The Court of Arbitration for Sport (CAS) ruled in January that a backdated two-ban year imposed on the players following a World Anti-Doping Agency (WADA) appeal would be upheld.

All 34 were initially cleared of any wrongdoing over the club's controversial 2012 supplements program by an AFL anti-doping appeals tribunal.

The Swiss Federal Tribunal has now ruled that the bans will not be reduced.

A CAS statement said: "In the arbitration procedure between 34 current or former players of Essendon FC (Australian Football) and the World Anti-Doping Agency (WADA), the Australian Football League (AFL) and the Australian Sports Anti-Doping Authority (ASADA), the Swiss Federal Tribunal (SFT) has decided not to entertain the appeal filed by the players against the CAS award of 11 January 2016 imposing a 2-year ban on each player following an anti-doping rule violation.

"The SFT determined that since the players did not formally challenge the jurisdiction of CAS during the arbitration procedure and accepted the application of the CAS Rules (including the rule providing for a de novo hearing (i.e. for a procedure allowing the CAS to conduct a full review of the case), they had lost their right to challenge the CAS jurisdiction in appeal.

"The SFT added that, even if the jurisdiction of CAS had been properly challenged by the players, CAS jurisdiction in this matter would have been confirmed and the appeal would have been dismissed.
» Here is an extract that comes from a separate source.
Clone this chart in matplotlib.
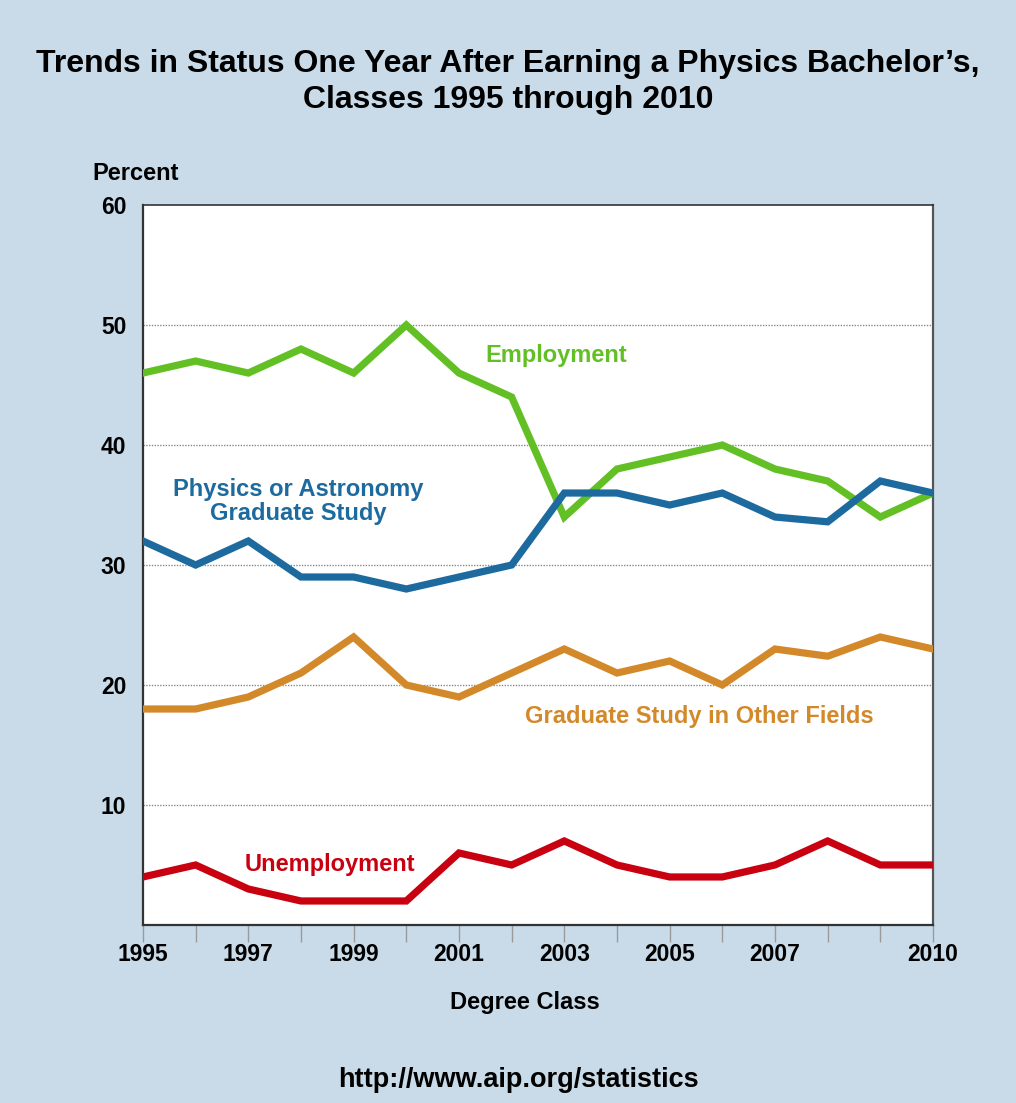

As a consequence, the Arbitral Award rendered in this matter and the sanctions imposed on the players remain in force."

Essendon chairman Lindsay Tanner responded to the ruling by stating: "It is obviously disappointing for our players. The club respected and supported the players decision to exercise the only legal right to appeal they had in this process. 

"We maintain our view that the decision and penalty handed down by the Court of Arbitration for Sport was manifestly unfair on our players."